ORANGE COUNTY-Market fundamentals for the Orange County office sector continue to improve, experts say. Vacancy continues to tighten as available space becomes ever scarcer, lease rates have begun to increase modestly from second-quarter figures and absorption—particularly in the class-B space—is up.

According to a report from Voit Real Estate Services, an overall increase in investment activity in the coming quarters is expected, and an increase in leasing activity is also anticipated as many short-term lease deals come up for renewal. “As job creation continues and consumer confidence stabilizes, the office market will continue to recover,” the report states.

Cushman & Wakefield reports that office vacancy improved during the third quarter with a 1.5 percentage-point decrease to 14.8% from a year ago, the lowest rate since first-quarter 2008. Leasing activity cooled slightly to 5.2 million square feet, compared with 5.7 million square feet leased last year at this time, and occupancy gains picked up to 1.3 million square feet an increase of 17.3% over last year.

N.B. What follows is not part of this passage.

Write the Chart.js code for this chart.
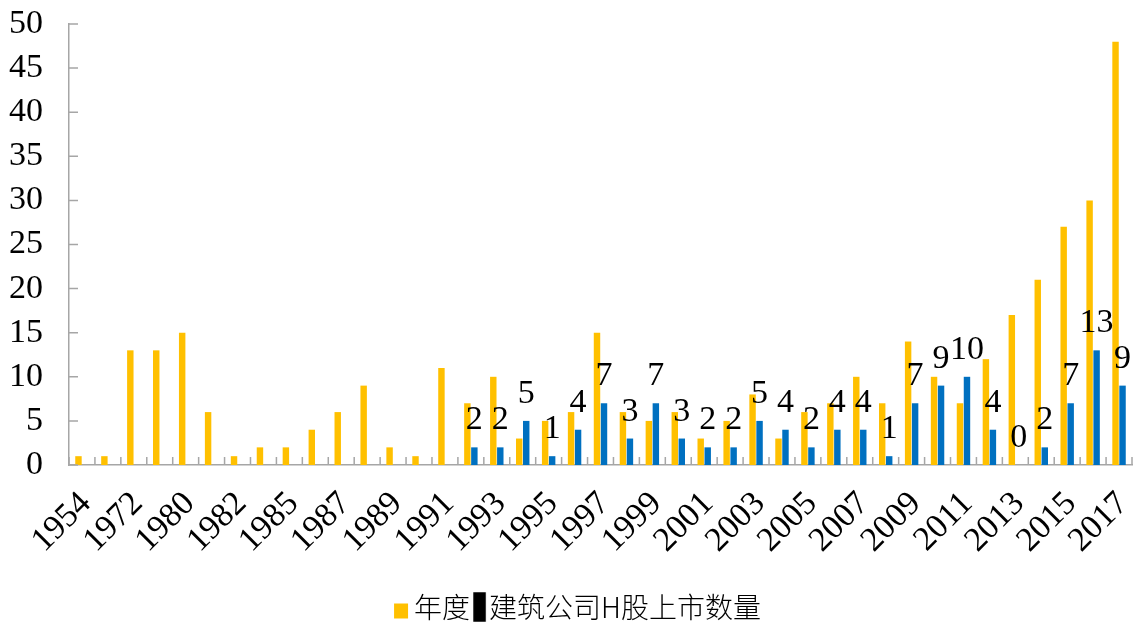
<!DOCTYPE html>
<html>
<head>
<meta charset="utf-8">
<script src="https://cdn.jsdelivr.net/npm/chart.js@4.4.0/dist/chart.umd.min.js"></script>
<style>
  html, body { margin: 0; padding: 0; background: #ffffff; }
  #chart { display: block; }
</style>
</head>
<body>
<canvas id="chart" width="1135" height="628"></canvas>
<script>
// Listing years (every other one is labelled on the axis)
const years = [
  '1954', '1969', '1972', '1976', '1980', '1981', '1982', '1984', '1985', '1986',
  '1987', '1988', '1989', '1990', '1991', '1992', '1993', '1994', '1995', '1996',
  '1997', '1998', '1999', '2000', '2001', '2002', '2003', '2004', '2005', '2006',
  '2007', '2008', '2009', '2010', '2011', '2012', '2013', '2014', '2015', '2016', '2017'
];

// Total H-share listings per year
const totalListings = [
  1, 1, 13, 13, 15, 6, 1, 2, 2, 4,
  6, 9, 2, 1, 11, 7, 10, 3, 5, 6,
  15, 6, 5, 6, 3, 5, 8, 3, 6, 7,
  10, 7, 14, 10, 7, 12, 17, 21, 27, 30, 48
];

// Construction-company H-share listings per year (none recorded before 1992)
const constructionListings = [
  null, null, null, null, null, null, null, null, null, null,
  null, null, null, null, null, 2, 2, 5, 1, 4,
  7, 3, 7, 3, 2, 2, 5, 4, 2, 4,
  4, 1, 7, 9, 10, 4, 0, 2, 7, 13, 9
];

// Value axis tick values
const valueTicks = [0, 5, 10, 15, 20, 25, 30, 35, 40, 45, 50];

const seriesNames = ['年度', '建筑公司H股上市数量'];

const ORANGE = '#FFC000';
const BLUE = '#0070C0';
const AXIS_COLOR = '#A6A6A6';
const SERIF = '"Liberation Serif", "Times New Roman", serif';
const CJK = '"Noto Sans CJK SC", "Noto Sans", sans-serif';

// Small canvases used as legend markers (offset inside their own box)
function makeMark(w, h, color, dx, dy) {
  const c = document.createElement('canvas');
  c.width = Math.ceil(w + 2 * Math.abs(dx) + 2);
  c.height = Math.ceil(h + 2 * Math.abs(dy) + 2);
  const g = c.getContext('2d');
  g.fillStyle = color;
  g.fillRect(c.width / 2 + dx - w / 2, c.height / 2 + dy - h / 2, w, h);
  return c;
}
const legendMarks = [
  makeMark(14, 15, ORANGE, 1.5, 4),
  makeMark(12.5, 29.5, '#000000', 5, 0)
];

// Let the value-axis labels use the space left of the axis box
const labelRoom = {
  id: 'labelRoom',
  afterLayout(chart) {
    chart.scales.y.left = 0;
  }
};

// Short tick marks pointing into the plot area
const inwardTicks = {
  id: 'inwardTicks',
  afterDatasetsDraw(chart) {
    const { ctx, scales: { x, y } } = chart;
    const n = chart.data.labels.length;
    ctx.save();
    ctx.strokeStyle = AXIS_COLOR;
    ctx.lineWidth = 1.5;
    ctx.beginPath();
    for (let i = 0; i <= n; i++) {
      let px;
      if (i === 0) px = x.left;
      else if (i === n) px = x.right;
      else px = (x.getPixelForValue(i - 1) + x.getPixelForValue(i)) / 2;
      ctx.moveTo(px, x.top);
      ctx.lineTo(px, x.top - 8);
    }
    y.ticks.forEach(t => {
      const py = y.getPixelForValue(t.value);
      ctx.moveTo(y.right, py);
      ctx.lineTo(y.right + 9, py);
    });
    ctx.stroke();
    ctx.restore();
  }
};

// Value labels above the construction-company bars
const valueLabels = {
  id: 'valueLabels',
  afterDatasetsDraw(chart) {
    const ds = chart.data.datasets[1];
    const meta = chart.getDatasetMeta(1);
    const ctx = chart.ctx;
    ctx.save();
    ctx.font = '34px ' + SERIF;
    ctx.fillStyle = '#000000';
    ctx.textAlign = 'center';
    ctx.textBaseline = 'alphabetic';
    meta.data.forEach((bar, i) => {
      const v = ds.data[i];
      if (v === null || v === undefined) return;
      ctx.fillText(String(v), bar.x, bar.y - 18);
    });
    ctx.restore();
  }
};

new Chart(document.getElementById('chart'), {
  type: 'bar',
  data: {
    labels: years,
    datasets: [
      {
        label: seriesNames[0],
        data: totalListings,
        backgroundColor: ORANGE,
        categoryPercentage: 0.54,
        barPercentage: 0.92
      },
      {
        label: seriesNames[1],
        data: constructionListings,
        backgroundColor: BLUE,
        categoryPercentage: 0.54,
        barPercentage: 0.92
      }
    ]
  },
  options: {
    responsive: false,
    animation: false,
    devicePixelRatio: 1,
    layout: { padding: { left: 28, right: 3, top: 24, bottom: -3 } },
    plugins: {
      tooltip: { enabled: false },
      legend: {
        position: 'bottom',
        labels: {
          usePointStyle: true,
          pointStyleWidth: 1,
          boxHeight: 28,
          padding: 4,
          color: '#000000',
          font: { family: CJK, size: 28, weight: '300' },
          generateLabels(chart) {
            return chart.data.datasets.map((ds, i) => ({
              text: ds.label,
              pointStyle: legendMarks[i],
              fillStyle: ds.backgroundColor,
              strokeStyle: 'rgba(0,0,0,0)',
              lineWidth: 0,
              hidden: false,
              datasetIndex: i
            }));
          }
        }
      }
    },
    scales: {
      x: {
        grid: { display: false, drawTicks: false },
        border: { display: true, color: AXIS_COLOR, width: 1.5 },
        ticks: {
          autoSkip: false,
          minRotation: 45,
          maxRotation: 45,
          padding: 19,
          labelOffset: 4,
          color: '#000000',
          font: { family: SERIF, size: 34 },
          callback(value, index) {
            return index % 2 === 0 ? this.getLabelForValue(value) : '';
          }
        },
        afterFit(scale) {
          scale.height = 124;
          scale.paddingLeft = 0;
          scale.paddingRight = 0;
        }
      },
      y: {
        min: valueTicks[0],
        max: valueTicks[valueTicks.length - 1],
        grid: { display: false, drawTicks: false },
        border: { display: true, color: AXIS_COLOR, width: 1.5 },
        ticks: {
          stepSize: valueTicks[1] - valueTicks[0],
          padding: 26,
          color: '#000000',
          font: { family: SERIF, size: 34 }
        },
        afterBuildTicks(scale) {
          scale.ticks = valueTicks.map(v => ({ value: v }));
        },
        afterFit(scale) {
          scale.width = 41;
          scale.paddingTop = 0;
          scale.paddingBottom = 0;
        }
      }
    }
  },
  plugins: [labelRoom, inwardTicks, valueLabels]
});
</script>
</body>
</html>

According to Cassidy Turley, the Anaheim-Santa Ana market office vacancy rate remained unchanged at 16.8% from second-quarter to third-quarter 2013, but that was a slight decrease from 17.6% in first-quarter 2013 and a significant decrease from 19.1% in third-quarter 2012. While the first two quarters of the year saw office absorption of more than 1 million square feet in this submarket, negative absorption of -8,000 square feet was noted in the third quarter. Lease rates have continued to rise slowly in that submarket, from $22.82 per square foot in third-quarter 2012 to $23.47 per square foot in third-quarter 2013, Cassidy Turley reports.

As GlobeSt.com reported last week, Newport Center Dr. Newport Center Dr. ranks 10th on the list of most-expensive streets for renting office space in the country, according to Jones Lang LaSalle. The average monthly rental rate for office space on that street is $50.06, the firm reports.

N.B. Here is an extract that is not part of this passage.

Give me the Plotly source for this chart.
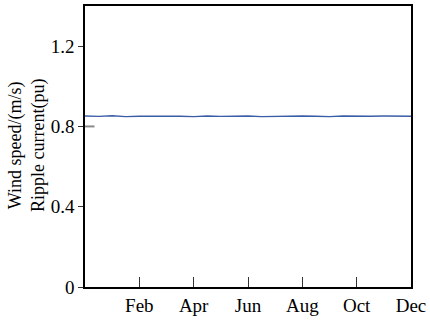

 “We are beginning to see a decrease in the amount of vacant and available space [in Orange County],” say Jerry Holdner, VP of market research, and Tony Tran, market research analyst, of Voit. “As we progress into the last quarter of 2013, positive absorption should continue, and with few new deliveries in the pipeline to apply upward pressure on vacancy, the market will continue to stabilize.”